> _WRITTEN PROBLEM_:
Can you print the data exactly and leave out each image?

> _INFORMATION SHOWN_:
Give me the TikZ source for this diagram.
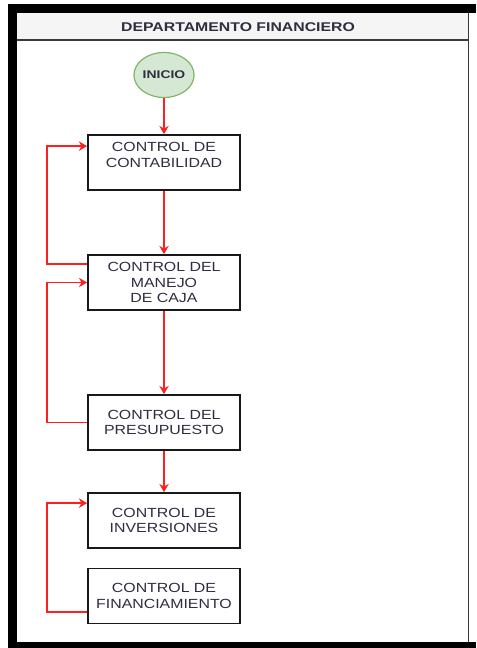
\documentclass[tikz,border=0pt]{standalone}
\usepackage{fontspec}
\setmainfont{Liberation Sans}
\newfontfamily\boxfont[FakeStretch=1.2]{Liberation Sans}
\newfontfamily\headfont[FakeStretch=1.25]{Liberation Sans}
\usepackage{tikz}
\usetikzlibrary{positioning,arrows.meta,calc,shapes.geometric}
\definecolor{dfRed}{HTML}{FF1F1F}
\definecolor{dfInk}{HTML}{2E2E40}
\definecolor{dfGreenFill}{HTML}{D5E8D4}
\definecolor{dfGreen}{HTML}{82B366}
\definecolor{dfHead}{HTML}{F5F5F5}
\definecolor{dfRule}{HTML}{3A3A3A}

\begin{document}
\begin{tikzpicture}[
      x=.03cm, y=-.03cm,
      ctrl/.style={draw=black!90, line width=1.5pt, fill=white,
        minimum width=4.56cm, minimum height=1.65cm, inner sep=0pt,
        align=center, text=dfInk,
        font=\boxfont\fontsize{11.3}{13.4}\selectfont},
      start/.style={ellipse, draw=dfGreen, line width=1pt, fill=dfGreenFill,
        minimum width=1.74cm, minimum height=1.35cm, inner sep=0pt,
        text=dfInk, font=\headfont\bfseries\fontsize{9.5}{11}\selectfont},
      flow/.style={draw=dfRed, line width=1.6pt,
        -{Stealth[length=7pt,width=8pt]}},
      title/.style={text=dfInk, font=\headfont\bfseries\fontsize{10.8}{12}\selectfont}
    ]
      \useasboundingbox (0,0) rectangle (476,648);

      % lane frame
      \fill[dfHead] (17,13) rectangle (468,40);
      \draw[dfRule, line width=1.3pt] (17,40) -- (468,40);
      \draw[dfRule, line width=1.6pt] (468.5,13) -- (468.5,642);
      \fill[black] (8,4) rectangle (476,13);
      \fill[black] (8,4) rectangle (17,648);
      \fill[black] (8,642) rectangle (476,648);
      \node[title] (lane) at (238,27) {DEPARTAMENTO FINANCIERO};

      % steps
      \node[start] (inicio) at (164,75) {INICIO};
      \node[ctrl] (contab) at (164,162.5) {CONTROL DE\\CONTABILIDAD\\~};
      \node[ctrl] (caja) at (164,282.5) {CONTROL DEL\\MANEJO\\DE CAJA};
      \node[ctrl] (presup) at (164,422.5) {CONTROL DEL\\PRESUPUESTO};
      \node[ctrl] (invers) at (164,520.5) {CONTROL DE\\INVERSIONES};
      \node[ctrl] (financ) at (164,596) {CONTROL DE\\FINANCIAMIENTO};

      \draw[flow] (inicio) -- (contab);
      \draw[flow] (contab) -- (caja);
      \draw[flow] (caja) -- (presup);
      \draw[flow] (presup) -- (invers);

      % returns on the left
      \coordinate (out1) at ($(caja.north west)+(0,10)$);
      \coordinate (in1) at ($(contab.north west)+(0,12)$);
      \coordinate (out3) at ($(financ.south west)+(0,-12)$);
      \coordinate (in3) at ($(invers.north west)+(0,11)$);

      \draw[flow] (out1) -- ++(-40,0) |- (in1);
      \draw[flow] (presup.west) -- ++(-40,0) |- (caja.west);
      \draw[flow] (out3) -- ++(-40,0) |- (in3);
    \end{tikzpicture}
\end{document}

> _RESPONSE TO THIS TASK_:
Give me the TikZ source for this diagram.
\documentclass[tikz,border=0pt]{standalone}
\usepackage{fontspec}
\setmainfont{Liberation Sans}
\newfontfamily\boxfont[FakeStretch=1.2]{Liberation Sans}
\newfontfamily\headfont[FakeStretch=1.25]{Liberation Sans}
\usepackage{tikz}
\usetikzlibrary{positioning,arrows.meta,calc,shapes.geometric}
\definecolor{dfRed}{HTML}{FF1F1F}
\definecolor{dfInk}{HTML}{2E2E40}
\definecolor{dfGreenFill}{HTML}{D5E8D4}
\definecolor{dfGreen}{HTML}{82B366}
\definecolor{dfHead}{HTML}{F5F5F5}
\definecolor{dfRule}{HTML}{3A3A3A}

\begin{document}
\begin{tikzpicture}[
      x=.03cm, y=-.03cm,
      ctrl/.style={draw=black!90, line width=1.5pt, fill=white,
        minimum width=4.56cm, minimum height=1.65cm, inner sep=0pt,
        align=center, text=dfInk,
        font=\boxfont\fontsize{11.3}{13.4}\selectfont},
      start/.style={ellipse, draw=dfGreen, line width=1pt, fill=dfGreenFill,
        minimum width=1.74cm, minimum height=1.35cm, inner sep=0pt,
        text=dfInk, font=\headfont\bfseries\fontsize{9.5}{11}\selectfont},
      flow/.style={draw=dfRed, line width=1.6pt,
        -{Stealth[length=7pt,width=8pt]}},
      title/.style={text=dfInk, font=\headfont\bfseries\fontsize{10.8}{12}\selectfont}
    ]
      \useasboundingbox (0,0) rectangle (476,648);

      % lane frame
      \fill[dfHead] (17,13) rectangle (468,40);
      \draw[dfRule, line width=1.3pt] (17,40) -- (468,40);
      \draw[dfRule, line width=1.6pt] (468.5,13) -- (468.5,642);
      \fill[black] (8,4) rectangle (476,13);
      \fill[black] (8,4) rectangle (17,648);
      \fill[black] (8,642) rectangle (476,648);
      \node[title] (lane) at (238,27) {DEPARTAMENTO FINANCIERO};

      % steps
      \node[start] (inicio) at (164,75) {INICIO};
      \node[ctrl] (contab) at (164,162.5) {CONTROL DE\\CONTABILIDAD\\~};
      \node[ctrl] (caja) at (164,282.5) {CONTROL DEL\\MANEJO\\DE CAJA};
      \node[ctrl] (presup) at (164,422.5) {CONTROL DEL\\PRESUPUESTO};
      \node[ctrl] (invers) at (164,520.5) {CONTROL DE\\INVERSIONES};
      \node[ctrl] (financ) at (164,596) {CONTROL DE\\FINANCIAMIENTO};

      \draw[flow] (inicio) -- (contab);
      \draw[flow] (contab) -- (caja);
      \draw[flow] (caja) -- (presup);
      \draw[flow] (presup) -- (invers);

      % returns on the left
      \coordinate (out1) at ($(caja.north west)+(0,10)$);
      \coordinate (in1) at ($(contab.north west)+(0,12)$);
      \coordinate (out3) at ($(financ.south west)+(0,-12)$);
      \coordinate (in3) at ($(invers.north west)+(0,11)$);

      \draw[flow] (out1) -- ++(-40,0) |- (in1);
      \draw[flow] (presup.west) -- ++(-40,0) |- (caja.west);
      \draw[flow] (out3) -- ++(-40,0) |- (in3);
    \end{tikzpicture}
\end{document}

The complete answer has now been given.